We can only wonder if at some point there will be a reversal of this trend, perhaps when the economy is once again healthy. Robert Reich, now a professor at UC Berkeley, shared his concerns about what is happening to funding for public universities in this essay, and he concludes that “A big part of the answer has to be more government support for public education at all levels. This requires more tax revenues – especially from Americans who are best able to pay. Most Americans still believe in the ideal of equal opportunity. And most harbor the patriotic notion that we have responsibilities to one another as members of the same society.”

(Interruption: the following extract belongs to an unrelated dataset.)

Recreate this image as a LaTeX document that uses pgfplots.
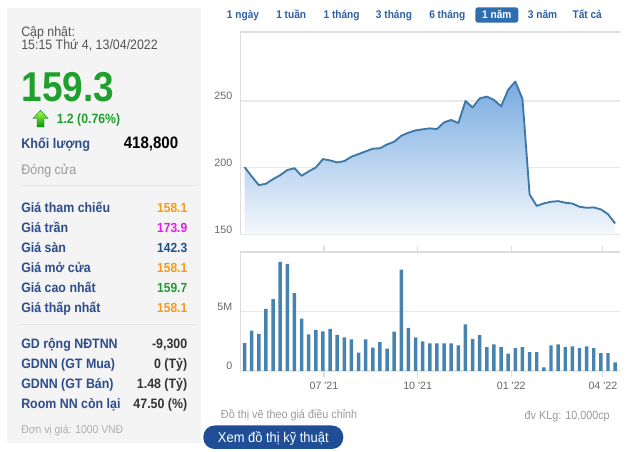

A keen observation, but many states are under the control of governors who are loathe to raise taxes, and it is simply easier to target for drastic cuts those services that lack powerful lobbyists. If one is more cynical, it is possible to believe, as Paul Krugman suggests, that Republican-led governments have an ulterior motive in privatizing higher education. As he put it “What you don’t know doesn’t hurt them.” Is it possible there is intent to deny the masses access to higher education in order to keep them ignorant and less able to question their leaders? That sounds a bit like a conspiracy theory, and some Republican governors are actually increasing funding for higher education. Whatever you believe, there is no denying that public higher education is currently under siege. Despite that, many faculty and staff strongly believe in the value of public higher education. What none of us knows is whether we’ll still have affordable institutions where we can practice those beliefs.